__INPUT MATERIAL__.
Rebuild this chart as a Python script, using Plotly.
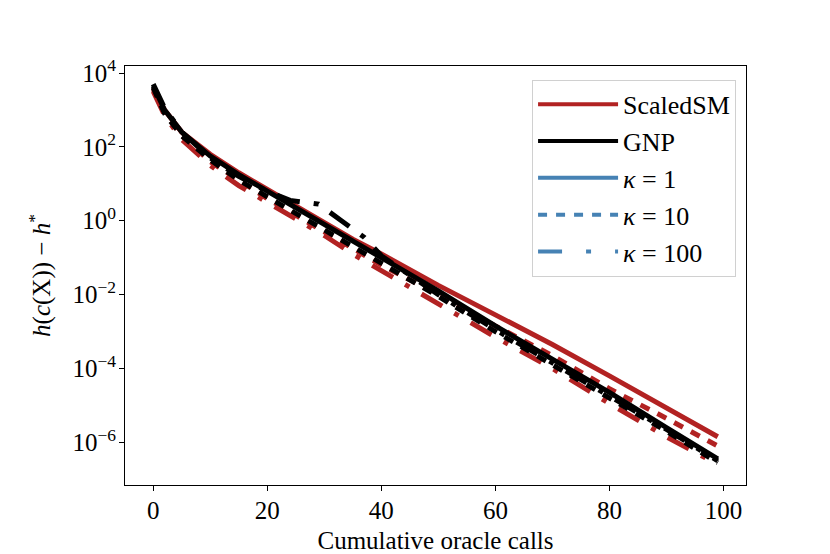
import plotly.graph_objects as go

# oracle calls at which values were read
calls = [0, 2, 5, 10, 15, 20, 25, 30, 35, 40, 50, 60, 70, 80, 90, 99]
calls_gnp100 = [0, 2, 5, 10, 15, 20, 24, 29, 33, 37, 40, 50, 60, 70, 80, 90, 99]

# log10(h(c(X)) - h*)
scaled_k1 = [3.55, 3.0, 2.4, 1.8, 1.3, 0.85, 0.4, -0.05, -0.5, -0.9, -1.75, -2.55, -3.35, -4.2, -5.05, -5.85]
scaled_k10 = [3.6, 2.95, 2.3, 1.6, 1.1, 0.6, 0.15, -0.3, -0.75, -1.2, -2.0, -2.85, -3.65, -4.55, -5.35, -6.1]
scaled_k100 = [3.5, 2.85, 2.2, 1.5, 0.95, 0.5, 0.05, -0.4, -0.9, -1.35, -2.25, -3.15, -4.0, -4.95, -5.85, -6.6]
gnp_k1 = [3.65, 3.0, 2.4, 1.75, 1.25, 0.8, 0.35, -0.1, -0.55, -1.0, -1.9, -2.85, -3.75, -4.65, -5.6, -6.45]
gnp_k10 = [3.6, 2.9, 2.3, 1.65, 1.1, 0.65, 0.2, -0.25, -0.7, -1.15, -2.05, -3.0, -3.9, -4.8, -5.7, -6.55]
gnp_k100 = [3.7, 3.05, 2.4, 1.7, 1.2, 0.8, 0.55, 0.45, 0.0, -0.45, -0.95, -2.0, -2.95, -3.85, -4.75, -5.65, -6.5]

RED = "#B22222"
BLACK = "#000000"
BLUE = "#4682B4"
DASHES = {1: "solid", 10: "10px,9px", 100: "24px,14px,5px,14px"}
FONT = "Liberation Serif, DejaVu Serif, serif"
FS = 25

series = [
    ("ScaledSM", 1, calls, scaled_k1, RED),
    ("ScaledSM", 10, calls, scaled_k10, RED),
    ("ScaledSM", 100, calls, scaled_k100, RED),
    ("GNP", 1, calls, gnp_k1, BLACK),
    ("GNP", 10, calls, gnp_k10, BLACK),
    ("GNP", 100, calls_gnp100, gnp_k100, BLACK),
]

fig = go.Figure()
for name, kappa, xs, logs, color in series:
    fig.add_trace(go.Scatter(
        x=xs, y=[10 ** v for v in logs],
        mode="lines", showlegend=False,
        line=dict(color=color, width=5, dash=DASHES[kappa]),
    ))

# legend-only entries
legend_items = [
    ("ScaledSM", RED, "solid"),
    ("GNP", BLACK, "solid"),
    ("<i>κ</i> = 1", BLUE, DASHES[1]),
    ("<i>κ</i> = 10", BLUE, "9px,9px"),
    ("<i>κ</i> = 100", BLUE, "24px,24px,5px,24px"),
]
for i, (label, color, dash) in enumerate(legend_items):
    fig.add_trace(go.Scatter(
        x=[None], y=[None], mode="lines", name=label,
        legendgroup=f"g{i}",
        line=dict(color=color, width=4, dash=dash),
    ))

axis_common = dict(
    showline=True, linecolor="black", linewidth=1, mirror=True,
    ticks="outside", ticklen=5, tickwidth=1, tickcolor="black",
    showgrid=False, zeroline=False, automargin=False,
    tickfont=dict(family=FONT, size=FS, color="black"),
)

# page body has an 8px default margin, so the plot box is shifted back by 8px
fig.update_layout(
    width=830, height=554,
    template="plotly_white",
    plot_bgcolor="white", paper_bgcolor="white",
    margin=dict(l=117, r=92, t=58, b=77),
    font=dict(family=FONT, size=FS, color="black"),
    xaxis=dict(
        range=[-4.95, 103.95],
        tickvals=[0, 20, 40, 60, 80, 100],
        ticklabelstandoff=-2,
        title=dict(text="Cumulative oracle calls", standoff=8,
                   font=dict(family=FONT, size=FS)),
        **axis_common,
    ),
    yaxis=dict(
        type="log",
        range=[-7.156, 4.19],
        tickvals=[1e-6, 1e-4, 1e-2, 1, 1e2, 1e4],
        ticktext=["10<sup>−6</sup>", "10<sup>−4</sup>", "10<sup>−2</sup>",
                  "10<sup>0</sup>", "10<sup>2</sup>", "10<sup>4</sup>"],
        ticklabelstandoff=-2,
        title=dict(text="<i>h</i>(<i>c</i>(X)) − <i>h</i><sup>*</sup>", standoff=14,
                   font=dict(family=FONT, size=FS)),
        **axis_common,
    ),
    legend=dict(
        x=0.984, y=0.967, xanchor="right", yanchor="top",
        bgcolor="white", bordercolor="#d0d0d0", borderwidth=1,
        font=dict(family=FONT, size=26, color="black"),
        traceorder="grouped", tracegroupgap=0, itemwidth=80,
    ),
)

fig.write_html("out.html")
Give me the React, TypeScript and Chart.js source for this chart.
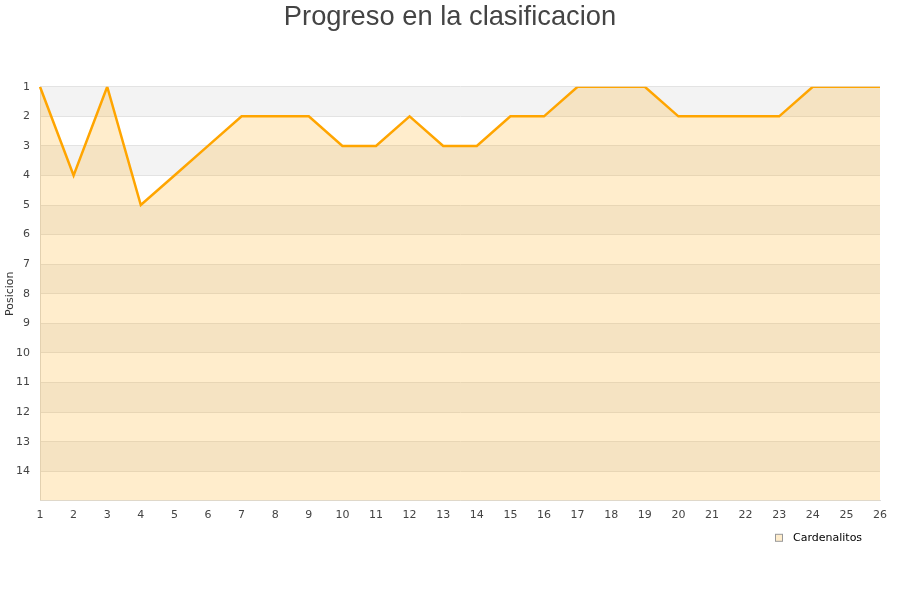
import React, { useEffect, useRef } from "react";
import { Chart, registerables } from "chart.js";

Chart.register(...registerables);

const jornadas: string[] = [
  "1", "2", "3", "4", "5", "6", "7", "8", "9", "10", "11", "12", "13",
  "14", "15", "16", "17", "18", "19", "20", "21", "22", "23", "24", "25", "26",
];
const posiciones: number[] = [
  1, 4, 1, 5, 4, 3, 2, 2, 2, 3, 3, 2, 3, 3, 2, 2, 1, 1, 1, 2, 2, 2, 2, 1, 1, 1,
];
const serieNombre = "Cardenalitos";
const titulo = "Progreso en la clasificacion";
const ejeY = "Posicion";
const posMin = 1;
const posMax = 15;

const bandsPlugin = {
  id: "bands",
  afterLayout(chart: any) {
    if (chart.titleBlock) {
      chart.titleBlock.left = 0;
      chart.titleBlock.right = chart.width;
    }
  },
  beforeDraw(chart: any) {
    const { ctx, chartArea, scales } = chart;
    const y = scales.y;
    ctx.save();
    ctx.fillStyle = "#f3f3f3";
    for (let v = posMin; v < posMax; v += 2) {
      const p1 = y.getPixelForValue(v);
      const p2 = y.getPixelForValue(v + 1);
      ctx.fillRect(chartArea.left, Math.min(p1, p2), chartArea.right - chartArea.left, Math.abs(p2 - p1));
    }
    ctx.restore();
  },
};

const legendPlugin = {
  id: "customLegend",
  afterDraw(chart: any) {
    const { ctx, chartArea } = chart;
    const ds = chart.data.datasets[0];
    const bx = chartArea.right - 104.5;
    const by = chartArea.bottom + 33.5;
    ctx.save();
    ctx.fillStyle = "#ffedcc";
    ctx.strokeStyle = "#999";
    ctx.lineWidth = 1;
    ctx.fillRect(bx, by, 7, 7);
    ctx.strokeRect(bx, by, 7, 7);
    ctx.fillStyle = "#000";
    ctx.font = "11px 'DejaVu Sans'";
    ctx.textBaseline = "middle";
    ctx.textAlign = "left";
    ctx.fillText(ds.label, chartArea.right - 87, chartArea.bottom + 37.5);
    ctx.restore();
  },
};

export default function App() {
  const ref = useRef<HTMLCanvasElement | null>(null);
  useEffect(() => {
    if (!ref.current) return;
    const chart = new Chart(ref.current, {
      type: "line",
      data: {
        labels: jornadas,
        datasets: [
          {
            label: serieNombre,
            data: posiciones,
            borderColor: "#ffa500",
            backgroundColor: "rgba(255,165,0,0.2)",
            borderWidth: 2.5,
            pointRadius: 0,
            tension: 0,
            fill: "start",
          },
        ],
      },
      options: {
        animation: false,
        responsive: false,
        maintainAspectRatio: false,
        layout: { padding: { left: 0, right: 20, top: 0, bottom: 70 } },
        plugins: {
          title: {
            display: true,
            text: titulo,
            color: "#444",
            font: { family: "Liberation Sans", size: 27.3, weight: "normal" },
            padding: { top: 1, bottom: 53 },
          },
          legend: { display: false },
          tooltip: { enabled: false },
        },
        scales: {
          x: {
            offset: false,
            grid: { display: false, drawTicks: false },
            border: { display: true, color: "#dddddd" },
            ticks: {
              color: "#444",
              font: { family: "DejaVu Sans", size: 11 },
              padding: 8,
              maxRotation: 0,
              autoSkip: false,
            },
          },
          y: {
            reverse: true,
            min: posMin,
            max: posMax,
            afterFit: (s: any) => {
              s.width = 40;
            },
            grid: { color: "#e3e3e3", drawTicks: false },
            border: { display: true, color: "#dddddd" },
            title: {
              display: true,
              text: ejeY,
              color: "#333",
              font: { family: "DejaVu Sans", size: 11 },
              padding: { top: 4, bottom: 0 },
            },
            ticks: {
              stepSize: 1,
              color: "#444",
              font: { family: "DejaVu Sans", size: 11 },
              padding: 10,
              callback: (v: any) => (v === posMax ? "" : String(v)),
            },
          },
        },
      },
      plugins: [bandsPlugin, legendPlugin],
    });
    return () => chart.destroy();
  }, []);
  return (
    <div style={{ position: "fixed", left: 0, top: 0, width: 900, height: 600, background: "#fff" }}>
      <canvas ref={ref} width={900} height={600} style={{ width: 900, height: 600 }} />
    </div>
  );
}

__WORK TO BE COMPLETED__. From the records above, extract the lines from the one holding "Give me the" through the one holding "const posMax = 15;", word for word; omit the pictures.

__REPLY__.
Give me the React, TypeScript and Chart.js source for this chart.
import React, { useEffect, useRef } from "react";
import { Chart, registerables } from "chart.js";

Chart.register(...registerables);

const jornadas: string[] = [
  "1", "2", "3", "4", "5", "6", "7", "8", "9", "10", "11", "12", "13",
  "14", "15", "16", "17", "18", "19", "20", "21", "22", "23", "24", "25", "26",
];
const posiciones: number[] = [
  1, 4, 1, 5, 4, 3, 2, 2, 2, 3, 3, 2, 3, 3, 2, 2, 1, 1, 1, 2, 2, 2, 2, 1, 1, 1,
];
const serieNombre = "Cardenalitos";
const titulo = "Progreso en la clasificacion";
const ejeY = "Posicion";
const posMin = 1;
const posMax = 15;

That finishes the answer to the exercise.